=== LISTED RECORDS ===

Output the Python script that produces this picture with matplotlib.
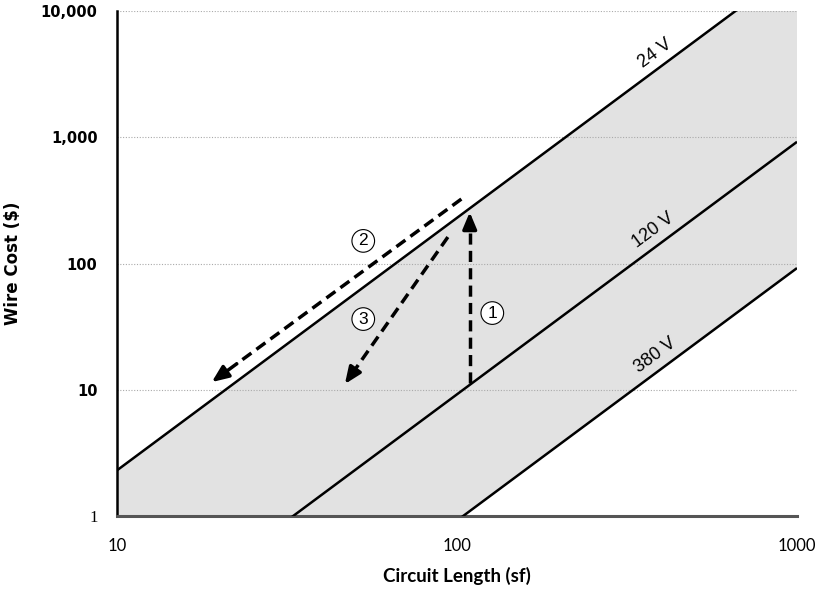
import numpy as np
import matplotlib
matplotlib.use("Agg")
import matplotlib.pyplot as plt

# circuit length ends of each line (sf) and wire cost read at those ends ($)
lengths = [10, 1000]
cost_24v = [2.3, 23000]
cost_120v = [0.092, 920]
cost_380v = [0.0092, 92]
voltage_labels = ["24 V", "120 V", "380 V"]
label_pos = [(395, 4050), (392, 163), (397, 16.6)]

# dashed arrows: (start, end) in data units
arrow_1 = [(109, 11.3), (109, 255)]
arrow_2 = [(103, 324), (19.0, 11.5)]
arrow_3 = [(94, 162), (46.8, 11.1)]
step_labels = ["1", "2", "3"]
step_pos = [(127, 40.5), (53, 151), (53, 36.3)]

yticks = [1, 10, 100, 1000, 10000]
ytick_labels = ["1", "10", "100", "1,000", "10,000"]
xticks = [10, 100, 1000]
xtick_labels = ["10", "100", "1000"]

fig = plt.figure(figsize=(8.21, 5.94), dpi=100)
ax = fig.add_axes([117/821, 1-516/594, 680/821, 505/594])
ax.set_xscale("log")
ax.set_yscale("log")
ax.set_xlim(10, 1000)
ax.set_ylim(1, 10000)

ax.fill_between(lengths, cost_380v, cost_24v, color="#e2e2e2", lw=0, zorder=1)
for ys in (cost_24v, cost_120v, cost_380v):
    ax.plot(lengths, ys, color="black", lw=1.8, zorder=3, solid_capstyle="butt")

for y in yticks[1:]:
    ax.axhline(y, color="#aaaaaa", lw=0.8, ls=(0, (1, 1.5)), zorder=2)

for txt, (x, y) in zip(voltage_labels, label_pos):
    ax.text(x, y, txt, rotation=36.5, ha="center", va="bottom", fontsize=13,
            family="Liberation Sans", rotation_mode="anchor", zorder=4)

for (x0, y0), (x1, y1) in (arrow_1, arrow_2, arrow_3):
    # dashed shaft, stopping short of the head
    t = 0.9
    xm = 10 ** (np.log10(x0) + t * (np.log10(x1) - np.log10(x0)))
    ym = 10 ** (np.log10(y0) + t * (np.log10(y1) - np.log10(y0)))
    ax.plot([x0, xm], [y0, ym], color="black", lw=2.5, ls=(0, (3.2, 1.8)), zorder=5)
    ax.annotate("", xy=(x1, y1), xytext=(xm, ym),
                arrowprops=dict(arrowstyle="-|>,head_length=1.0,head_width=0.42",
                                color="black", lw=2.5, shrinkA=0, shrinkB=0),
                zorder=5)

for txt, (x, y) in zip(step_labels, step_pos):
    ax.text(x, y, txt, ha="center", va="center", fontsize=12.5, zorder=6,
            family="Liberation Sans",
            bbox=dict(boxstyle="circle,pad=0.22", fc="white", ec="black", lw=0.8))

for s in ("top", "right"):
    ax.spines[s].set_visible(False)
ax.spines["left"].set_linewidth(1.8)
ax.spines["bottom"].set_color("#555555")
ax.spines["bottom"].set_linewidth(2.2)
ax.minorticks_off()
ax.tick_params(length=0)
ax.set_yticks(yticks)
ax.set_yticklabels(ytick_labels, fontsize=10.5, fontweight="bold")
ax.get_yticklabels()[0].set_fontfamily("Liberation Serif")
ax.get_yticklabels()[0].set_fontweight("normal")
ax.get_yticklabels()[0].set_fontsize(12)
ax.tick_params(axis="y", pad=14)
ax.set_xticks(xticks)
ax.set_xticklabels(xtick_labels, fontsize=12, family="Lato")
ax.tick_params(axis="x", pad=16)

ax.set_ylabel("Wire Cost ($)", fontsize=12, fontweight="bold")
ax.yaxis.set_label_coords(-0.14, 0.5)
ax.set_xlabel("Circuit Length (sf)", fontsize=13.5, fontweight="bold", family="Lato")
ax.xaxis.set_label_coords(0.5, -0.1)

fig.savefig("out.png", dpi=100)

===
=== LISTED RECORDS ===

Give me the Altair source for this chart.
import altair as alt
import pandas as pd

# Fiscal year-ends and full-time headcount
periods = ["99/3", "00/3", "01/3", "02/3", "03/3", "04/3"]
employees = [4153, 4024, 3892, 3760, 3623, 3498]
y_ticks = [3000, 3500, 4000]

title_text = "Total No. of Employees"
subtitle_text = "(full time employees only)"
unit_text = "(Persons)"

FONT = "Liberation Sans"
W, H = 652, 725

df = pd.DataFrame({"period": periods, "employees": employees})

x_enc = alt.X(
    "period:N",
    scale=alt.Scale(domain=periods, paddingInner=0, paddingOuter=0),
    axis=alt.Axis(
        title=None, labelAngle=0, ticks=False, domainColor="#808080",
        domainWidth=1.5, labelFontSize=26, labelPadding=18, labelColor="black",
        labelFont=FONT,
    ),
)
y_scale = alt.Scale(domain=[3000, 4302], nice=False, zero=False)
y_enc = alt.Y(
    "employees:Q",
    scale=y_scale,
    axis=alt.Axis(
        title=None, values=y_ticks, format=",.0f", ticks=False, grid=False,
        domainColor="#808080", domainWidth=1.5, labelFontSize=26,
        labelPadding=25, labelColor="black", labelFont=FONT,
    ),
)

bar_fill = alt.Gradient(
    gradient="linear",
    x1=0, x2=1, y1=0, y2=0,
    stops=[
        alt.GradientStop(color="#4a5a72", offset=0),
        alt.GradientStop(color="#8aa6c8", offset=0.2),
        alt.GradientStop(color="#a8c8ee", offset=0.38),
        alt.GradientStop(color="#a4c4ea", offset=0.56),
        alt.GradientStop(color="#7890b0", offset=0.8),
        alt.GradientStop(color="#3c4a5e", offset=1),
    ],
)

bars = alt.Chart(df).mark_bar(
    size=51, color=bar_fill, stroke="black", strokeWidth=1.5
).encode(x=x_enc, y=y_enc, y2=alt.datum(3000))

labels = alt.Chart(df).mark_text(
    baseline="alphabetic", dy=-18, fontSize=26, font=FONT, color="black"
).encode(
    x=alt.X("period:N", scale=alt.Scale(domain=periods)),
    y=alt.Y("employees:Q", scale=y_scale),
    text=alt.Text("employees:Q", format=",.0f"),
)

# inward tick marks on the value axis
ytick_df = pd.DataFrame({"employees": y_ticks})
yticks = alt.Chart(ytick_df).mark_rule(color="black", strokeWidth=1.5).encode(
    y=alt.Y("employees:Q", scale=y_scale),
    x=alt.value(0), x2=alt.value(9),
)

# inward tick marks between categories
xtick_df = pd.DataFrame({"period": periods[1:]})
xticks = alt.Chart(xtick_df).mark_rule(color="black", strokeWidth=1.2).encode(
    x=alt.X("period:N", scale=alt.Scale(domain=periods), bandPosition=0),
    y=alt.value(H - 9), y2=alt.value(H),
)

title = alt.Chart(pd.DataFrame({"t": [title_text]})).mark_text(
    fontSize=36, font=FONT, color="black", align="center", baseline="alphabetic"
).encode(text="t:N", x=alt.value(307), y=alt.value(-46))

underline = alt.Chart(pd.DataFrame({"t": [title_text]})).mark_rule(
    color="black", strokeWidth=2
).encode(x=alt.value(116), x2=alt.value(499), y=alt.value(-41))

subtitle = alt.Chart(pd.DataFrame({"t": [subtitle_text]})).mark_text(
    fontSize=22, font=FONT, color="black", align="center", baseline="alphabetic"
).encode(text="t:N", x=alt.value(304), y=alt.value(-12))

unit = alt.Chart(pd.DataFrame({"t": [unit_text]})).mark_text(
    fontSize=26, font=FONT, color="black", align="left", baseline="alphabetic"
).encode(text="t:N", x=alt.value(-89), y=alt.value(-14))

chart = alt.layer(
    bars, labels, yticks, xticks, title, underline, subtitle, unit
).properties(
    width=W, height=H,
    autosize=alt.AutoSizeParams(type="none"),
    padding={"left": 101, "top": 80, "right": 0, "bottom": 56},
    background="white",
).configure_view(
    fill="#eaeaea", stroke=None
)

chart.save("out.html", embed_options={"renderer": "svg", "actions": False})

===

- WRITTEN INSTRUCTION -
Pictures excluded, give again exactly and only the lines of the material above from the line with "Output the Python" through the line with "label_pos = [(395, 4050), (392, 163), (397, 16.6)]".

- EXPECTED ANSWER -
Output the Python script that produces this picture with matplotlib.
import numpy as np
import matplotlib
matplotlib.use("Agg")
import matplotlib.pyplot as plt

# circuit length ends of each line (sf) and wire cost read at those ends ($)
lengths = [10, 1000]
cost_24v = [2.3, 23000]
cost_120v = [0.092, 920]
cost_380v = [0.0092, 92]
voltage_labels = ["24 V", "120 V", "380 V"]
label_pos = [(395, 4050), (392, 163), (397, 16.6)]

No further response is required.